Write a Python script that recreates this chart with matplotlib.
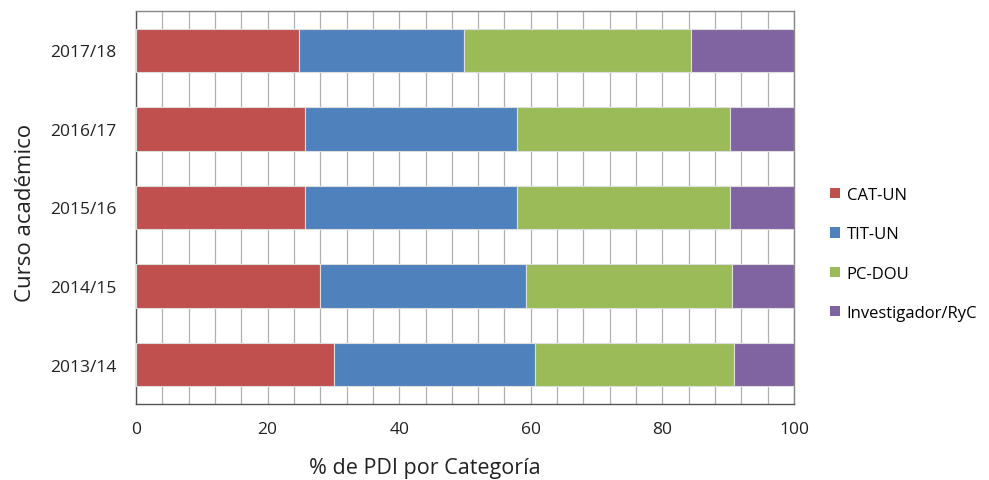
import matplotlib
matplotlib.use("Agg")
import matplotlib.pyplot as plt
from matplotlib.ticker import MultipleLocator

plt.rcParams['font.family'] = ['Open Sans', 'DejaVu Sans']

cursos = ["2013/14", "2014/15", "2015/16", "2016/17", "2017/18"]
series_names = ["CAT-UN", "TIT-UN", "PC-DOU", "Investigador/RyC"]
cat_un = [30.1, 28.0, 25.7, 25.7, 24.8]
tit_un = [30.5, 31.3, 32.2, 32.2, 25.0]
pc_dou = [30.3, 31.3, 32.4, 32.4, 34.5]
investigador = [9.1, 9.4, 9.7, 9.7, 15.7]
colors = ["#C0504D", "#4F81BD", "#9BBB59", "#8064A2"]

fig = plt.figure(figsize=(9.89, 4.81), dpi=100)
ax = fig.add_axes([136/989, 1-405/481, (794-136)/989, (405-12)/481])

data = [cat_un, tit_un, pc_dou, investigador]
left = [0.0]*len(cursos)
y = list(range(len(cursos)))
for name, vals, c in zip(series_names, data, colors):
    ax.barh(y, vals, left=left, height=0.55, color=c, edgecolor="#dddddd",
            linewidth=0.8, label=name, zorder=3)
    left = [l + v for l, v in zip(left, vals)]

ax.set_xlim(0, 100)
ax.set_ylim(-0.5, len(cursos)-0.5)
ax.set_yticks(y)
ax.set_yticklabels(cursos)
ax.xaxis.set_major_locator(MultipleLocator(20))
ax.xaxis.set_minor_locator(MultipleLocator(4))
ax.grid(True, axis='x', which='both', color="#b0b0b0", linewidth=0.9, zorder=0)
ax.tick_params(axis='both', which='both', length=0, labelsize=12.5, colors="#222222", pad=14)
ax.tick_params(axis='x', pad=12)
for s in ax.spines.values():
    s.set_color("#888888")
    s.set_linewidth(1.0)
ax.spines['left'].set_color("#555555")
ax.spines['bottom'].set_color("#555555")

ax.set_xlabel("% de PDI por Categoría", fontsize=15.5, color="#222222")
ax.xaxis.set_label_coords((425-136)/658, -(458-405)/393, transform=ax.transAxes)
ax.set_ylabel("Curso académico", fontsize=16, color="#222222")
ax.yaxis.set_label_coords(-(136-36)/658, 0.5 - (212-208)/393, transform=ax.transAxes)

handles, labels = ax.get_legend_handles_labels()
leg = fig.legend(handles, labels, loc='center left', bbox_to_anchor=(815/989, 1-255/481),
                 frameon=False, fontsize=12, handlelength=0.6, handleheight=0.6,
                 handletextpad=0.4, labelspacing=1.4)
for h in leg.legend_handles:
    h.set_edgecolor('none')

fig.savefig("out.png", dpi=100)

● ● ●

Request – Give the material again exactly as it is, but keep the pictures out.

Finished task –
Write a Python script that recreates this chart with matplotlib.
import matplotlib
matplotlib.use("Agg")
import matplotlib.pyplot as plt
from matplotlib.ticker import MultipleLocator

plt.rcParams['font.family'] = ['Open Sans', 'DejaVu Sans']

cursos = ["2013/14", "2014/15", "2015/16", "2016/17", "2017/18"]
series_names = ["CAT-UN", "TIT-UN", "PC-DOU", "Investigador/RyC"]
cat_un = [30.1, 28.0, 25.7, 25.7, 24.8]
tit_un = [30.5, 31.3, 32.2, 32.2, 25.0]
pc_dou = [30.3, 31.3, 32.4, 32.4, 34.5]
investigador = [9.1, 9.4, 9.7, 9.7, 15.7]
colors = ["#C0504D", "#4F81BD", "#9BBB59", "#8064A2"]

fig = plt.figure(figsize=(9.89, 4.81), dpi=100)
ax = fig.add_axes([136/989, 1-405/481, (794-136)/989, (405-12)/481])

data = [cat_un, tit_un, pc_dou, investigador]
left = [0.0]*len(cursos)
y = list(range(len(cursos)))
for name, vals, c in zip(series_names, data, colors):
    ax.barh(y, vals, left=left, height=0.55, color=c, edgecolor="#dddddd",
            linewidth=0.8, label=name, zorder=3)
    left = [l + v for l, v in zip(left, vals)]

ax.set_xlim(0, 100)
ax.set_ylim(-0.5, len(cursos)-0.5)
ax.set_yticks(y)
ax.set_yticklabels(cursos)
ax.xaxis.set_major_locator(MultipleLocator(20))
ax.xaxis.set_minor_locator(MultipleLocator(4))
ax.grid(True, axis='x', which='both', color="#b0b0b0", linewidth=0.9, zorder=0)
ax.tick_params(axis='both', which='both', length=0, labelsize=12.5, colors="#222222", pad=14)
ax.tick_params(axis='x', pad=12)
for s in ax.spines.values():
    s.set_color("#888888")
    s.set_linewidth(1.0)
ax.spines['left'].set_color("#555555")
ax.spines['bottom'].set_color("#555555")

ax.set_xlabel("% de PDI por Categoría", fontsize=15.5, color="#222222")
ax.xaxis.set_label_coords((425-136)/658, -(458-405)/393, transform=ax.transAxes)
ax.set_ylabel("Curso académico", fontsize=16, color="#222222")
ax.yaxis.set_label_coords(-(136-36)/658, 0.5 - (212-208)/393, transform=ax.transAxes)

handles, labels = ax.get_legend_handles_labels()
leg = fig.legend(handles, labels, loc='center left', bbox_to_anchor=(815/989, 1-255/481),
                 frameon=False, fontsize=12, handlelength=0.6, handleheight=0.6,
                 handletextpad=0.4, labelspacing=1.4)
for h in leg.legend_handles:
    h.set_edgecolor('none')

fig.savefig("out.png", dpi=100)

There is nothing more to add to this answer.